Des adaptations seraient également nécessaires pour les élevages, ceux disposant de prairies permanentes étant privilégiés par rapport aux exploitations plus intensives, qui pourraient perdre, à pratiques inchangées, jusqu’à 40 % de leurs aides dans le pire des cas (atelier laitier intensif par exemple). Pour les auteurs, la mise en œuvre de cette réforme n’impliquerait pas une remise en cause fondamentale de la réglementation européenne. L’instauration du paiement de base sur les actifs agricoles pourrait, néanmoins, impliquer une révision des règles de répartition des aides entre États membres, reconnaît le rapport.
« Un travail de réflexion théorique »
Pour la FNSEA les propositions de France Stratégie sont complètement inapplicables pour la PAC post 2020. Elles ne tiennent compte ni de la réalité de l’UE, ni du cadre réglementaire, ni du budget qui sera adopté. Réaction Henri Brichart, premier vice-président de la FNSEA.
France Stratégie a publié la semaine dernière un rapport visant à nourrir les débats autour de la nouvelle PAC : quelles sont vos premières réactions ?

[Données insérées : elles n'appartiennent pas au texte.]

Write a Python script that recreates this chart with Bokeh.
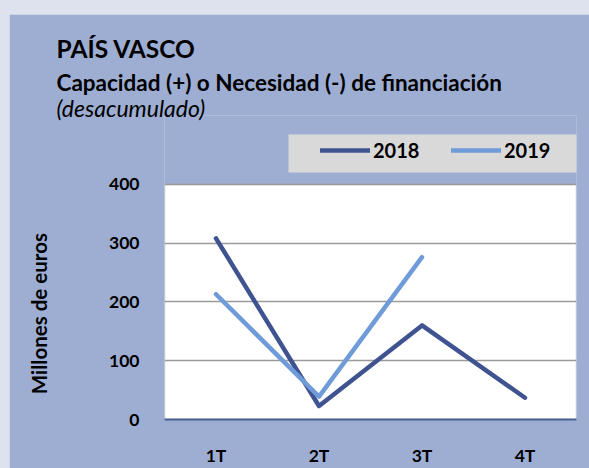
from bokeh.plotting import figure
from bokeh.models import (Range1d, FactorRange, FixedTicker, Legend, LegendItem, Title,
                          BoxAnnotation)
from bokeh.embed import file_html
from bokeh.resources import INLINE

# ---- data ----
quarters = ["1T", "2T", "3T", "4T"]
values_2018 = [308, 23, 160, 37]
quarters_2019 = ["1T", "2T", "3T"]
values_2019 = [213, 39, 276]
y_ticks = [0, 100, 200, 300, 400]
y_min, y_max = 0, 400

title_text = "PAÍS VASCO"
subtitle_text = "Capacidad (+) o Necesidad (-) de financiación"
note_text = "(desacumulado)"
y_label = "Millones de euros"

# ---- style ----
FONT = "Lato"
PANEL = "#9eaed3"
OUTER = "#dee2ef"
C2018 = "#3f5391"
C2019 = "#6f9bd8"

W, H = 580, 454
FRAME_TOP, FRAME_BOTTOM = 101, 406        # canvas pixels
PLOT_TOP = 170                            # canvas pixel of the value 400
y_top = y_max * (FRAME_BOTTOM - FRAME_TOP) / (FRAME_BOTTOM - PLOT_TOP)

p = figure(width=W, height=H, x_range=FactorRange(factors=quarters, range_padding=0),
           y_range=Range1d(y_min, y_top), output_backend="svg", toolbar_location=None,
           title_location=None,
           min_border_left=155, min_border_right=13, min_border_top=FRAME_TOP,
           min_border_bottom=H - FRAME_BOTTOM)
p.border_fill_color = PANEL
p.background_fill_color = PANEL
p.outline_line_color = None

# white plotting area (0..400)
area = BoxAnnotation(bottom=y_min, top=y_max, fill_color="white", fill_alpha=1,
                     line_color="#a8a8a8", line_width=2, level="image")
p.add_layout(area)

r18 = p.line(x=quarters, y=values_2018, line_width=4.5, line_color=C2018,
             line_cap="round", line_join="round")
r19 = p.line(x=quarters_2019, y=values_2019, line_width=4.5, line_color=C2019,
             line_cap="round", line_join="round")

# axes
p.yaxis.ticker = FixedTicker(ticks=y_ticks)
p.yaxis.bounds = (y_min, y_max)
for ax in (p.xaxis[0], p.yaxis[0]):
    ax.major_tick_line_color = None
    ax.minor_tick_line_color = None
    ax.major_label_text_font = FONT
    ax.major_label_text_font_style = "bold"
    ax.major_label_text_font_size = "17.5px"
    ax.major_label_text_color = "black"
p.xaxis.axis_line_color = "#4a5f94"
p.xaxis.axis_line_width = 2
p.xaxis.major_label_standoff = 19
p.yaxis.axis_line_color = None
p.yaxis.major_label_standoff = 19
# trailing spaces lower the centred label to the middle of the 0-400 area
p.yaxis.axis_label = y_label + "\u2003" * 6
p.yaxis.axis_label_text_font = FONT
p.yaxis.axis_label_text_font_style = "bold"
p.yaxis.axis_label_text_font_size = "20.5px"
p.yaxis.axis_label_text_color = "black"
p.yaxis.axis_label_standoff = 55

p.xgrid.grid_line_color = None
p.ygrid.grid_line_color = "#9a9a9a"
p.ygrid.grid_line_width = 1.5

# legend box + legend (inside the extended frame)
p.add_layout(BoxAnnotation(left=279, right=569, top=120, bottom=158,
                           left_units="canvas", right_units="canvas",
                           top_units="canvas", bottom_units="canvas",
                           fill_color="#d9d9d9", fill_alpha=1, line_color=None))
legend = Legend(items=[LegendItem(label="2018", renderers=[r18]),
                       LegendItem(label="2019", renderers=[r19])],
                location=(156, 257), orientation="horizontal",
                glyph_width=50, glyph_height=20, label_height=20, label_width=50,
                label_standoff=3, spacing=28, padding=0, margin=0,
                background_fill_alpha=0, border_line_color=None,
                label_text_font=FONT, label_text_font_style="bold",
                label_text_font_size="20px", label_text_color="black")
p.add_layout(legend)

# titles (first added = nearest the frame)
note_title = Title(text=note_text, align="left", offset=-108, text_font=FONT,
                   text_font_style="italic", text_font_size="23px",
                   text_color="black", standoff=4)
try:
    note_title.standoff = -12
except Exception:
    note_title.standoff = 0
p.add_layout(note_title, "above")
p.add_layout(Title(text=subtitle_text, align="left", offset=-108, text_font=FONT,
                   text_font_style="bold", text_font_size="22.5px",
                   text_color="black", standoff=4), "above")
p.add_layout(Title(text=title_text, align="left", offset=-108, text_font=FONT,
                   text_font_style="bold", text_font_size="24.5px",
                   text_color="black", standoff=4), "above")

html = file_html(p, INLINE, title="País Vasco")
html = html.replace("</head>",
                    "<style>html,body{margin:0;padding:0;background:%s;overflow:hidden;}"
                    "body{padding:14px 0 0 9px;}</style></head>" % OUTER, 1)
open("out.html", "w").write(html)
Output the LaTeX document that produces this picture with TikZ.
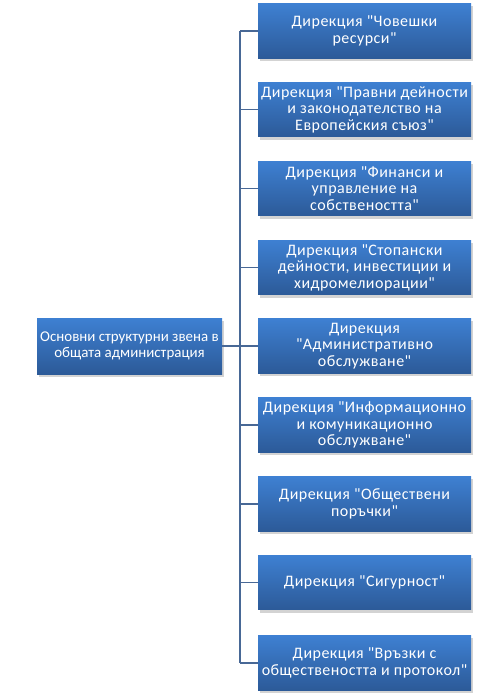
\documentclass[tikz,border=0pt]{standalone}
\usepackage{fontspec}
\setmainfont{Carlito}[LetterSpace=3, Ligatures=TeXOff]
\newfontfamily\rootfont{Carlito}[Ligatures=TeXOff]
\usetikzlibrary{shadows}
\definecolor{boxtop}{RGB}{62,128,210}
\definecolor{boxbot}{RGB}{44,90,152}
\definecolor{linec}{RGB}{72,104,150}
\tikzset{
  dirbox/.style={rectangle, top color=boxtop, bottom color=boxbot, draw=none,
    text=white, align=center, font=\fontsize{12pt}{12.4pt}\selectfont,
    minimum width=159.75pt, minimum height=41pt, inner sep=0pt,
    drop shadow={opacity=0.35, shadow xshift=1.5pt, shadow yshift=-2pt}},
  rootbox/.style={dirbox, minimum width=138.75pt, minimum height=42pt,
    font=\rootfont\fontsize{11.2pt}{12.4pt}\selectfont},
  conn/.style={draw=linec, line width=1.1pt}
}
\begin{document}
\begin{tikzpicture}[x=0.75pt,y=-0.75pt]
\useasboundingbox (0,0) rectangle (480,699);
\node[rootbox] (L) at (129.5,346) {Основни структурни звена в\\общата администрация};
\node[dirbox] (B1) at (364.5,31) {Дирекция "Човешки\\ресурси"};
\node[dirbox] (B2) at (364.5,109.5) {Дирекция "Правни дейности\\и законодателство на\\Европейския съюз"};
\node[dirbox] (B3) at (364.5,188.5) {Дирекция "Финанси и\\управление на\\собствеността"};
\node[dirbox] (B4) at (364.5,267.5) {Дирекция "Стопански\\дейности, инвестиции и\\хидромелиорации"};
\node[dirbox] (B5) at (364.5,346) {Дирекция\\"Административно\\обслужване"};
\node[dirbox] (B6) at (364.5,425) {Дирекция "Информационно\\и комуникационно\\обслужване"};
\node[dirbox] (B7) at (364.5,504) {Дирекция "Обществени\\поръчки"};
\node[dirbox] (B8) at (364.5,582.5) {Дирекция "Сигурност"};
\node[dirbox] (B9) at (364.5,663) {Дирекция "Връзки с\\обществеността и протокол"};
\coordinate (J) at (240,346);
\draw[conn] (L.east) -- (J);
\draw[conn] (J |- B1.west) -- (J |- B9.west);
\foreach \b in {B1,B2,B3,B4,B5,B6,B7,B8,B9}{
  \draw[conn] (J |- \b.west) -- (\b.west);
}
\end{tikzpicture}
\end{document}
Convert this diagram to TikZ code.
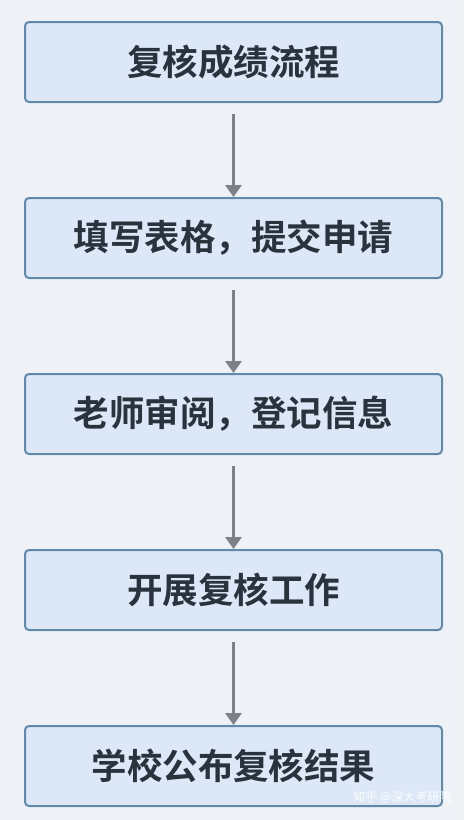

Ma première réaction est que ce document, bien qu’intéressant, est un travail de réflexion très théorique, en tous les cas qui ne correspond nullement aux propositions sur la table actuellement, donc complètement inapplicable pour les réflexions sur la PAC post 2020. Les outils proposés ne tiennent compte ni de la réalité de l’Union européenne, ni du cadre réglementaire actuel, ni du budget européen qui ne sera fixé que courant 2020.
Quelles limites voyez-vous à ce travail ?
Dans ces propositions, le budget de la PAC serait constant mais uniquement pour le volet recette issu du budget communautaire car il serait augmenté de 50 % par des taxes diverses qui ne dépendraient pas de l’Union européenne. Il y a donc là encore un vrai risque de distorsion de concurrence des agriculteurs français vis-à-vis des agriculteurs des autres pays européens et des autres régions du monde.
Par exemple, proposer de taxer les vaches allaitantes mais en même temps mettre un bonus sur les prairies pâturées, outre la complexité du système, reviendrait à donner une plus forte compétitivité aux importations de viande bovine.
Le rapport préconise de remplacer les aides à l’hectare par des aides à l’actif, qu’en pensez-vous ?
Les aides à l’hectare n’ont pas toutes les vertus mais les aides à l’actif non plus. Le premier impact serait de transférer une partie importante du budget que reçoit la France vers des pays où le nombre d’agriculteurs est très important, je pense en particulier à certains Peco et pour cette raison, cela pose évidemment un problème. D’autre part, cette notion d’actif serait à définir et on voit toutes les difficultés des discussions européennes sur le sujet de l’agriculteur authentique.